Proposition 64: Marijuana Legalization

Six years ago, a measure that aimed to legalize recreational marijuana narrowly failed. This fall, Californians will reconsider their decision, potentially bringing in upwards of $1 billion in tax revenue to be used for drug research, treatment and enforcement.

“One of the observations is that our current system of medical marijuana is sort of a joke,” Rivard said. “This [initiative] would get rid of the façade that we are operating under right now.”

Passing the initiative would help legitimize the medical marijuana program.

The opposition has expressed concerns about traffic fatalities, impaired driving and growing marijuana plants near schools and parks.

If passed, this initiative would make California the fifth state to legalize marijuana and hemp, rendering sales and cultivation taxable by state and local governments and for sale to anyone 21 and over.

Proposition 65 & Proposition 67: Single-Use Plastic Bags

In 2014, a ban on single-use plastic bags passed through state legislature. This fall, voters will decide whether to uphold or repeal that ban with Prop. 67. Although San Diego has already passed a local initiative banning plastic, this proposition still requires approval by the majority of Californians. With a “yes” vote on Prop. 67, the ban will become statewide.

Prop. 65, funded almost entirely by plastic bag industry, “exists only to confuse voters,” Libby said.

This initiative wants the fees charged for paper or reusable bags to be directed toward environmental programs instead of being kept by the retailer.

Libby said the confusion will likely lead both measures to fail.
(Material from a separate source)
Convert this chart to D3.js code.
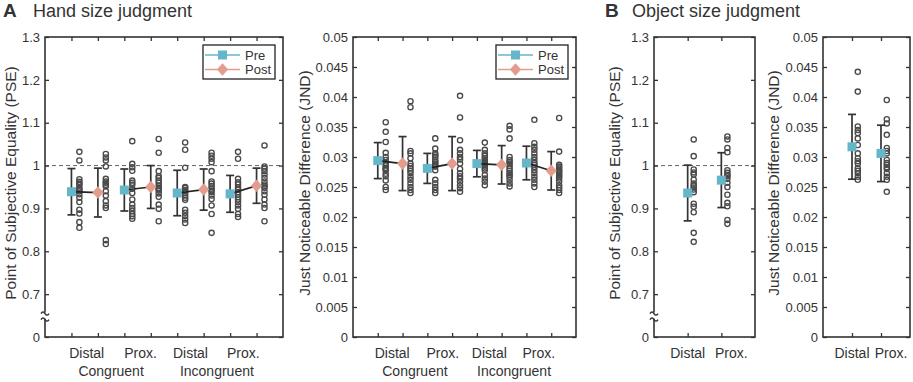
<!DOCTYPE html>
<html><head><meta charset="utf-8">
<script src="https://cdn.jsdelivr.net/npm/d3@7"></script>
<style>
body{margin:0;background:#fff}
svg{display:block}
text{font-family:"Liberation Sans",Arial,sans-serif;fill:#333}
</style>
</head><body>
<svg id="c" width="913" height="382"></svg>
<script>
// ---------- DATA ----------
const handConditions = ["Distal", "Prox.", "Distal", "Prox."];
const handGroups = ["Congruent", "Incongruent"];
const objectConditions = ["Distal", "Prox."];
const sessions = ["Pre", "Post"];

const pseTickValues = [0.6, 0.7, 0.8, 0.9, 1.0, 1.1, 1.2, 1.3];
const pseTickLabels = ["0", "0.7", "0.8", "0.9", "1", "1.1", "1.2", "1.3"];
const jndTickValues = [0, 0.005, 0.01, 0.015, 0.02, 0.025, 0.03, 0.035, 0.04, 0.045, 0.05];
const jndTickLabels = ["0", "0.005", "0.01", "0.015", "0.02", "0.025", "0.03", "0.035", "0.04", "0.045", "0.05"];

// Hand size judgment – PSE
const handPsePreMean = [0.939, 0.943, 0.936, 0.934];
const handPsePreSD = [0.054, 0.049, 0.053, 0.043];
const handPsePostMean = [0.937, 0.950, 0.944, 0.953];
const handPsePostSD = [0.057, 0.050, 0.048, 0.041];
const handPsePreDots = [
  [1.032, 1.012, 0.968, 0.962, 0.955, 0.948, 0.940, 0.933, 0.925, 0.915, 0.897, 0.888, 0.868, 0.855, 0.944, 0.958],
  [1.057, 1.004, 0.996, 0.988, 0.965, 0.960, 0.946, 0.936, 0.921, 0.909, 0.901, 0.894, 0.887, 0.882, 0.876, 0.955],
  [1.054, 1.037, 0.995, 0.948, 0.943, 0.936, 0.930, 0.925, 0.897, 0.890, 0.882, 0.874, 0.866, 0.940, 0.950, 0.920],
  [1.032, 1.016, 0.969, 0.961, 0.956, 0.949, 0.944, 0.938, 0.932, 0.926, 0.921, 0.915, 0.907, 0.899, 0.887, 0.880]
];
const handPsePostDots = [
  [1.027, 1.019, 1.012, 0.998, 0.969, 0.963, 0.960, 0.952, 0.940, 0.930, 0.917, 0.907, 0.901, 0.826, 0.817, 0.955],
  [1.062, 1.030, 0.987, 0.971, 0.965, 0.960, 0.953, 0.948, 0.942, 0.935, 0.927, 0.909, 0.899, 0.870, 0.975, 0.945],
  [1.030, 1.023, 1.016, 1.008, 0.987, 0.963, 0.952, 0.946, 0.938, 0.930, 0.922, 0.907, 0.887, 0.843, 0.958, 0.942],
  [1.047, 0.998, 0.993, 0.987, 0.979, 0.971, 0.963, 0.956, 0.948, 0.940, 0.932, 0.921, 0.909, 0.901, 0.870, 0.952]
];

// Hand size judgment – JND
const handJndPreMean = [0.0294, 0.0281, 0.0289, 0.0290];
const handJndPreSD = [0.0030, 0.0025, 0.0022, 0.0028];
const handJndPostMean = [0.0289, 0.0289, 0.0287, 0.0277];
const handJndPostSD = [0.0045, 0.0045, 0.0032, 0.0032];
const handJndPreDots = [
  [0.0358, 0.0342, 0.0325, 0.0307, 0.0290, 0.0286, 0.0282, 0.0278, 0.0268, 0.0261, 0.0250, 0.0245, 0.0295, 0.0280, 0.0272, 0.0300],
  [0.0331, 0.0314, 0.0306, 0.0300, 0.0295, 0.0289, 0.0284, 0.0262, 0.0256, 0.0250, 0.0245, 0.0240, 0.0292, 0.0286, 0.0278, 0.0303],
  [0.0324, 0.0312, 0.0306, 0.0302, 0.0298, 0.0292, 0.0287, 0.0281, 0.0264, 0.0259, 0.0253, 0.0295, 0.0289, 0.0284, 0.0278, 0.0270],
  [0.0362, 0.0323, 0.0317, 0.0312, 0.0306, 0.0287, 0.0278, 0.0273, 0.0267, 0.0262, 0.0256, 0.0250, 0.0295, 0.0290, 0.0283, 0.0300]
];
const handJndPostDots = [
  [0.0393, 0.0383, 0.0310, 0.0306, 0.0289, 0.0281, 0.0273, 0.0267, 0.0262, 0.0256, 0.0250, 0.0245, 0.0240, 0.0298, 0.0285, 0.0277],
  [0.0402, 0.0366, 0.0328, 0.0306, 0.0300, 0.0289, 0.0273, 0.0264, 0.0259, 0.0253, 0.0248, 0.0242, 0.0296, 0.0280, 0.0268, 0.0312],
  [0.0352, 0.0346, 0.0331, 0.0295, 0.0289, 0.0281, 0.0273, 0.0267, 0.0262, 0.0256, 0.0251, 0.0285, 0.0277, 0.0300, 0.0292, 0.0270],
  [0.0365, 0.0309, 0.0287, 0.0281, 0.0276, 0.0270, 0.0264, 0.0259, 0.0253, 0.0245, 0.0240, 0.0284, 0.0278, 0.0273, 0.0267, 0.0249]
];

// Object size judgment
const objPseMean = [0.936, 0.966];
const objPseSD = [0.065, 0.064];
const objPseDots = [
  [1.061, 1.022, 0.991, 0.984, 0.979, 0.967, 0.953, 0.944, 0.938, 0.911, 0.904, 0.891, 0.843, 0.822, 0.949, 0.958],
  [1.068, 1.061, 1.041, 1.031, 0.989, 0.983, 0.975, 0.969, 0.932, 0.913, 0.905, 0.873, 0.864, 0.950, 0.960, 0.978]
];
const objJndMean = [0.0317, 0.0306];
const objJndSD = [0.0054, 0.0047];
const objJndDots = [
  [0.0442, 0.0409, 0.0351, 0.0345, 0.0340, 0.0331, 0.0306, 0.0298, 0.0289, 0.0281, 0.0273, 0.0267, 0.0262, 0.0320, 0.0293, 0.0277],
  [0.0395, 0.0363, 0.0356, 0.0337, 0.0315, 0.0306, 0.0295, 0.0287, 0.0280, 0.0273, 0.0267, 0.0262, 0.0242, 0.0310, 0.0290, 0.0283]
];

// ---------- STYLE ----------
const preColor = "#66b6ca";
const postColor = "#e39d8e";
const axisColor = "#333";
const dotColor = "#4a4a4a";

const svg = d3.select("#c");

function symbolPath(shape) {
  if (shape === "square") return d3.symbol(d3.symbolSquare, 81)();
  return "M0,-6.3L5.6,0L0,6.3L-5.6,0Z";
}

function drawPanel(cfg) {
  const x = d3.scaleLinear().domain(cfg.xDomain).range([cfg.left, cfg.right]);
  const y = d3.scaleLinear().domain([cfg.tickValues[0], cfg.tickValues[cfg.tickValues.length - 1]]).range([cfg.bottom, cfg.top]);
  const g = svg.append("g");

  if (cfg.refLine != null) {
    g.append("line")
      .attr("x1", cfg.left).attr("x2", cfg.right)
      .attr("y1", y(cfg.refLine)).attr("y2", y(cfg.refLine))
      .attr("stroke", "#666").attr("stroke-width", 1).attr("stroke-dasharray", "4,3");
  }

  const lab = cfg.tickLabels;
  const ax = [
    g.append("g").attr("transform", `translate(${cfg.left},0)`)
      .call(d3.axisLeft(y).tickValues(cfg.tickValues).tickFormat((d, i) => lab[i]).tickSizeInner(-4).tickSizeOuter(0).tickPadding(5)),
    g.append("g").attr("transform", `translate(${cfg.right},0)`)
      .call(d3.axisRight(y).tickValues(cfg.tickValues).tickFormat("").tickSizeInner(-4).tickSizeOuter(0)),
    g.append("g").attr("transform", `translate(0,${cfg.top})`)
      .call(d3.axisTop(x).tickValues(cfg.xTicks).tickFormat("").tickSizeInner(-4).tickSizeOuter(0)),
    g.append("g").attr("transform", `translate(0,${cfg.bottom})`)
      .call(d3.axisBottom(x).tickValues(cfg.xTicks).tickFormat("").tickSizeInner(-4).tickSizeOuter(0))
  ];
  ax.forEach(a => {
    a.select(".domain").remove();
    a.selectAll(".tick line").attr("stroke", axisColor).attr("stroke-width", 1.3);
    a.selectAll(".tick text").attr("font-size", 13).attr("fill", axisColor).style("font-family", '"Liberation Sans",Arial,sans-serif');
  });
  g.append("rect").attr("x", cfg.left).attr("y", cfg.top)
    .attr("width", cfg.right - cfg.left).attr("height", cfg.bottom - cfg.top)
    .attr("fill", "none").attr("stroke", axisColor).attr("stroke-width", 1.6);

  if (cfg.breakAt != null) {
    const yb = y(cfg.breakAt);
    g.append("rect").attr("x", cfg.left - 4).attr("y", yb - 3).attr("width", 8).attr("height", 6).attr("fill", "#fff");
    [-3, 3].forEach(dy => {
      g.append("path")
        .attr("d", `M${cfg.left - 4},${yb + dy + 1} q2,-3 4,0 t4,0`)
        .attr("fill", "none").attr("stroke", axisColor).attr("stroke-width", 1.5);
    });
  }

  g.append("text")
    .attr("transform", `translate(${cfg.yLabelX},${cfg.yLabelY}) rotate(-90)`)
    .attr("text-anchor", "middle").attr("font-size", 15.5).text(cfg.yLabel);

  const series = cfg.series;
  series.forEach(s => {
    s.dots.forEach((arr, i) => {
      g.selectAll(null).data(arr).enter().append("circle")
        .attr("cx", x(s.pos[i] + cfg.dotOffset)).attr("cy", d => y(d)).attr("r", 2.6)
        .attr("fill", "none").attr("stroke", dotColor).attr("stroke-width", 1.35);
    });
  });
  if (series.length === 2) {
    series[0].mean.forEach((m, i) => {
      g.append("line")
        .attr("x1", x(series[0].pos[i])).attr("y1", y(m))
        .attr("x2", x(series[1].pos[i])).attr("y2", y(series[1].mean[i]))
        .attr("stroke", "#222").attr("stroke-width", 1.7);
    });
  }
  series.forEach(s => {
    s.mean.forEach((m, i) => {
      const cx = x(s.pos[i]);
      const y1 = y(m + s.sd[i]), y0 = y(m - s.sd[i]);
      const eb = g.append("g").attr("stroke", axisColor).attr("stroke-width", 1.7);
      eb.append("line").attr("x1", cx).attr("x2", cx).attr("y1", y1).attr("y2", y0);
      eb.append("line").attr("x1", cx - 4).attr("x2", cx + 4).attr("y1", y1).attr("y2", y1);
      eb.append("line").attr("x1", cx - 4).attr("x2", cx + 4).attr("y1", y0).attr("y2", y0);
    });
  });
  series.forEach(s => {
    s.mean.forEach((m, i) => {
      g.append("path").attr("d", symbolPath(s.shape))
        .attr("transform", `translate(${x(s.pos[i])},${y(m)})`)
        .attr("fill", s.color);
    });
  });

  cfg.catLabels.forEach((c, i) => {
    g.append("text").attr("x", x(cfg.catPos[i])).attr("dx", cfg.catDx[i]).attr("y", 358)
      .attr("text-anchor", "middle").attr("font-size", 14).text(c);
  });
  (cfg.groupLabels || []).forEach((c, i) => {
    g.append("text").attr("x", x(cfg.groupPos[i])).attr("y", 376)
      .attr("text-anchor", "middle").attr("font-size", 14).text(c);
  });

  if (cfg.legend) {
    const lw = 72, lh = 34;
    const lx = cfg.right - 8 - lw, ly = cfg.top + 8;
    const lg = g.append("g");
    lg.append("rect").attr("x", lx).attr("y", ly).attr("width", lw).attr("height", lh)
      .attr("fill", "#fff").attr("stroke", "#222").attr("stroke-width", 1.3);
    series.forEach((s, k) => {
      const yy = ly + 10 + k * 14.5;
      lg.append("line").attr("x1", lx + 2).attr("x2", lx + 37).attr("y1", yy).attr("y2", yy)
        .attr("stroke", s.color).attr("stroke-width", 1.5);
      lg.append("path").attr("d", symbolPath(s.shape))
        .attr("transform", `translate(${lx + 19.5},${yy})`).attr("fill", s.color);
      lg.append("text").attr("x", lx + 42).attr("y", yy + 4.5).attr("font-size", 13).text(sessions[k]);
    });
  }
}

const handPrePos = handConditions.map((d, i) => 2 * i + 1);
const handPostPos = handConditions.map((d, i) => 2 * i + 2);
const handCatPos = handConditions.map((d, i) => 2 * i + 1.5);
const handGroupPos = handGroups.map((d, j) => 4 * j + 2.5);
const handXTicks = d3.range(1, 9);
const objPos = objectConditions.map((d, i) => i + 1);

drawPanel({
  left: 45, right: 283, top: 37, bottom: 337,
  xDomain: [0, 9], xTicks: handXTicks,
  tickValues: pseTickValues, tickLabels: pseTickLabels,
  refLine: 1, breakAt: 0.65,
  yLabel: "Point of Subjective Equality (PSE)", yLabelX: 16, yLabelY: 183,
  dotOffset: 0.3,
  series: [
    { pos: handPrePos, mean: handPsePreMean, sd: handPsePreSD, dots: handPsePreDots, color: preColor, shape: "square" },
    { pos: handPostPos, mean: handPsePostMean, sd: handPsePostSD, dots: handPsePostDots, color: postColor, shape: "diamond" }
  ],
  catLabels: handConditions, catPos: handCatPos, catDx: [2, 3, 0, 0],
  groupLabels: handGroups, groupPos: handGroupPos,
  legend: true
});

drawPanel({
  left: 353, right: 576, top: 37, bottom: 337,
  xDomain: [0, 9], xTicks: handXTicks,
  tickValues: jndTickValues, tickLabels: jndTickLabels,
  refLine: null, breakAt: null,
  yLabel: "Just Noticeable Difference (JND)", yLabelX: 310, yLabelY: 183,
  dotOffset: 0.32,
  series: [
    { pos: handPrePos, mean: handJndPreMean, sd: handJndPreSD, dots: handJndPreDots, color: preColor, shape: "square" },
    { pos: handPostPos, mean: handJndPostMean, sd: handJndPostSD, dots: handJndPostDots, color: postColor, shape: "diamond" }
  ],
  catLabels: handConditions, catPos: handCatPos, catDx: [2, 3, 0, 0],
  groupLabels: handGroups, groupPos: handGroupPos,
  legend: true
});

drawPanel({
  left: 654, right: 755, top: 37, bottom: 337,
  xDomain: [0, 3], xTicks: [1, 2],
  tickValues: pseTickValues, tickLabels: pseTickLabels,
  refLine: 1, breakAt: 0.65,
  yLabel: "Point of Subjective Equality (PSE)", yLabelX: 620, yLabelY: 183,
  dotOffset: 0.18,
  series: [
    { pos: objPos, mean: objPseMean, sd: objPseSD, dots: objPseDots, color: preColor, shape: "square" }
  ],
  catLabels: objectConditions, catPos: objPos, catDx: [0, 10],
  legend: false
});

drawPanel({
  left: 823, right: 910, top: 37, bottom: 337,
  xDomain: [0, 3], xTicks: [1, 2],
  tickValues: jndTickValues, tickLabels: jndTickLabels,
  refLine: null, breakAt: null,
  yLabel: "Just Noticeable Difference (JND)", yLabelX: 779, yLabelY: 183,
  dotOffset: 0.2,
  series: [
    { pos: objPos, mean: objJndMean, sd: objJndSD, dots: objJndDots, color: preColor, shape: "square" }
  ],
  catLabels: objectConditions, catPos: objPos, catDx: [0, 10],
  legend: false
});

svg.append("text").attr("x", 3).attr("y", 17).attr("font-size", 19).attr("font-weight", "bold").attr("fill", "#222").text("A");
svg.append("text").attr("x", 33).attr("y", 17).attr("font-size", 18).attr("fill", "#222").text("Hand size judgment");
svg.append("text").attr("x", 605).attr("y", 17).attr("font-size", 19).attr("font-weight", "bold").attr("fill", "#222").text("B");
svg.append("text").attr("x", 632).attr("y", 17).attr("font-size", 18).attr("fill", "#222").text("Object size judgment");
</script>
</body></html>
“Research has shown that when there are different measures on the ballot that deal with the same thing, people tend to just vote ‘no,’” Libby said.

Prop. 65 will only go into effect if 67 passes and is essentially trying to cause enough confusion to lead voters to vote “no” on Prop. 67 as well.

Proposition 62 & Proposition 66: Death Penalty

Not one, but two death penalty propositions are on the November ballot, putting the future of executions in California up in the air. Libby said the backers of both death penalty measures agree on just one thing: “The system is inefficient, too expensive and a waste of taxpayer money. And they came up with radically different ways to solve that problem.”

Prop. 62 would overturn the 1978 law that demands capital punishment for the most serious offences, replacing the death penalty with life in prison without the possibility of parole. If passed, it would also retroactively apply to all prisoners already sentenced to death.

Prop. 66, on the other hand, would speed up the death penalty’s legal process by setting new time limits on the court’s conviction reviews.

Backers of both initiative agree that these prisoners should be required to work while in prison, increasing the portion of their wages paid as restitution to victim’s families. Prop. 62 only increases that to 60 percent, while Prop. 66 increases it to 70 percent.

And the most imperative part of these two measures is that if both pass, the one with the most “yes” votes would supersede the other.